→ **SHORT EXERCISE**: Only lines with the string "matplotlib" matter here; gather them from the material below.

→ **SOURCE MATERIAL**:
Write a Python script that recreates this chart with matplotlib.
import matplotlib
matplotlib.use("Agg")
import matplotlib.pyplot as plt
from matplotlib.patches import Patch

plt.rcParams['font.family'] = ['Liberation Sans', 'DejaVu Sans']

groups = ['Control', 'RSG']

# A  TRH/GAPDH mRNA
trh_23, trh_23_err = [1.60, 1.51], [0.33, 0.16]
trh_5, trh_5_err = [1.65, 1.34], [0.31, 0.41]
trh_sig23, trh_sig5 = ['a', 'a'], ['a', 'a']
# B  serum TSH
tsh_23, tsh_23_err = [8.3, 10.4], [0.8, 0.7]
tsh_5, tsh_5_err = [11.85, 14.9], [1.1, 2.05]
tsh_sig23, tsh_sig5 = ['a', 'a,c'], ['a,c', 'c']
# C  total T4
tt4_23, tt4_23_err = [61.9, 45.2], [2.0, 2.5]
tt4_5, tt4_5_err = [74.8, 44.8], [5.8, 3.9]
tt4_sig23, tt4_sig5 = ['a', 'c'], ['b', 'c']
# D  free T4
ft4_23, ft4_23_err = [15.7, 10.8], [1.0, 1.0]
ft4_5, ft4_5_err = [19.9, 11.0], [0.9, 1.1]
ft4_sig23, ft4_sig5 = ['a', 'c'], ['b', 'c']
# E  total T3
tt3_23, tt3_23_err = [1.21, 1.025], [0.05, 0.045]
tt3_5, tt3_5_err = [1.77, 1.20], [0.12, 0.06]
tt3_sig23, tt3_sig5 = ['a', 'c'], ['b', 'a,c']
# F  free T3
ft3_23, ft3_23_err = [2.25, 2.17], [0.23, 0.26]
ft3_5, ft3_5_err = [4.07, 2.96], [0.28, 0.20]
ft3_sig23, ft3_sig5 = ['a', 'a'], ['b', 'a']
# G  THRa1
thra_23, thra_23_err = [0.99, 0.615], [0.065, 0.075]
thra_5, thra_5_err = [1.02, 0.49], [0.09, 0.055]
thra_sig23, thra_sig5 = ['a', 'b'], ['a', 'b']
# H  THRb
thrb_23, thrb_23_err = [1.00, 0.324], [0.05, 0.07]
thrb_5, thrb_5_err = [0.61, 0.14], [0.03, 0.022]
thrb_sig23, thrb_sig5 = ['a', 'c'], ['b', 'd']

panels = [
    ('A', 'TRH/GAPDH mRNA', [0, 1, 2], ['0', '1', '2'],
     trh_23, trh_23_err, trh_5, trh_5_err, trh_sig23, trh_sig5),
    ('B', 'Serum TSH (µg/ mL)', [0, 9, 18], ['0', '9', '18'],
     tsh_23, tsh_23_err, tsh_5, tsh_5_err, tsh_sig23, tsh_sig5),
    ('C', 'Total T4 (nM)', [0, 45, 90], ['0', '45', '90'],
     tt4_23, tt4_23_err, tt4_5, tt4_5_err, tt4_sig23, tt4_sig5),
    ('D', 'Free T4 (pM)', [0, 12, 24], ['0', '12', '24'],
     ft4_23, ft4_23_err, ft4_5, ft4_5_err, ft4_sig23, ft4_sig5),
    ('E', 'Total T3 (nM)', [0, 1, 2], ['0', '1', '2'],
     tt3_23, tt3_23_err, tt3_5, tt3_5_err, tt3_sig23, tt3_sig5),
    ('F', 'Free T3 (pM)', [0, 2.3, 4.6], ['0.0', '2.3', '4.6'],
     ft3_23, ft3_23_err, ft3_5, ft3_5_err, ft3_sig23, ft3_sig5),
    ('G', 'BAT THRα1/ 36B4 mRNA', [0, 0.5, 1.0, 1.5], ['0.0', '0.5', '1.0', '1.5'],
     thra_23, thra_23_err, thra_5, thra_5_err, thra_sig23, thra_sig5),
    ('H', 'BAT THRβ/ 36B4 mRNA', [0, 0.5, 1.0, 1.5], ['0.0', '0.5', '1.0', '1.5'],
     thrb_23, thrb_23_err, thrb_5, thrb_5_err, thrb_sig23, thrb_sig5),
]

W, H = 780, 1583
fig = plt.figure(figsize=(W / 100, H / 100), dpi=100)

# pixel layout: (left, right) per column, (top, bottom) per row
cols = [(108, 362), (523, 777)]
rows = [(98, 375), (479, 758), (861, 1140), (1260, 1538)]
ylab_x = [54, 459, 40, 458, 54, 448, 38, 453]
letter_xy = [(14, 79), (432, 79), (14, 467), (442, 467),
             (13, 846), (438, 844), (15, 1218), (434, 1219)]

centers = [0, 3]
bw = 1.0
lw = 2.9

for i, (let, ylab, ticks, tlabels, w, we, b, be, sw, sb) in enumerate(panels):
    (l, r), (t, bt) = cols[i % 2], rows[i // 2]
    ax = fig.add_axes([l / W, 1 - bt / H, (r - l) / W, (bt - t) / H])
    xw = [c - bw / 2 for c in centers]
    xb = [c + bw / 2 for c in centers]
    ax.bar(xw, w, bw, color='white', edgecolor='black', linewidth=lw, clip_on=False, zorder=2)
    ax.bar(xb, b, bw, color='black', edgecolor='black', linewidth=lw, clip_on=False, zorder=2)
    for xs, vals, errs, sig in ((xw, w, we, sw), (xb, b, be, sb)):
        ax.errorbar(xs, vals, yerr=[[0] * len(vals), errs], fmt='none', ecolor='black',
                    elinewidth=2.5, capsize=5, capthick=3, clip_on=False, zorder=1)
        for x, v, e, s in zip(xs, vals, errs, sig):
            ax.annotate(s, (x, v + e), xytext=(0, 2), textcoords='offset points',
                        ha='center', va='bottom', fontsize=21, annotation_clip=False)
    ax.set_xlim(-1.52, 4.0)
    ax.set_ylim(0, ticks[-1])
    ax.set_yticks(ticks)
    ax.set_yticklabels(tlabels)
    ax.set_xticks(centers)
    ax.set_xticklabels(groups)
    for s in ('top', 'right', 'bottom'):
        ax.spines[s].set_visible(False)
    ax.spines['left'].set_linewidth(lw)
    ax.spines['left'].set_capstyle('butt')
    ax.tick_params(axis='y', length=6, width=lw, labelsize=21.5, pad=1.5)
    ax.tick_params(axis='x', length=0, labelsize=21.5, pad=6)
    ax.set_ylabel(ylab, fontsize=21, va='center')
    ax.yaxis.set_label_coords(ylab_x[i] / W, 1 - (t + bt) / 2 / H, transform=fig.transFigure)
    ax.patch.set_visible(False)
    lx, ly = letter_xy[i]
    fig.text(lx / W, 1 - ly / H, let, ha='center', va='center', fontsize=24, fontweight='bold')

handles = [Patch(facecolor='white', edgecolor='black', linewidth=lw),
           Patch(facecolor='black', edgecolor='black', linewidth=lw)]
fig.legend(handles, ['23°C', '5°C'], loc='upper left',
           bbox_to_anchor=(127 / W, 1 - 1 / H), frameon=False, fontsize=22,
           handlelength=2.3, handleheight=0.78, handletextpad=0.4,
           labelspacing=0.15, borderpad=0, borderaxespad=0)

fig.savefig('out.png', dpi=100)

→ **RESPONSE TO THIS TASK**:
Write a Python script that recreates this chart with matplotlib.
import matplotlib
matplotlib.use("Agg")
import matplotlib.pyplot as plt
from matplotlib.patches import Patch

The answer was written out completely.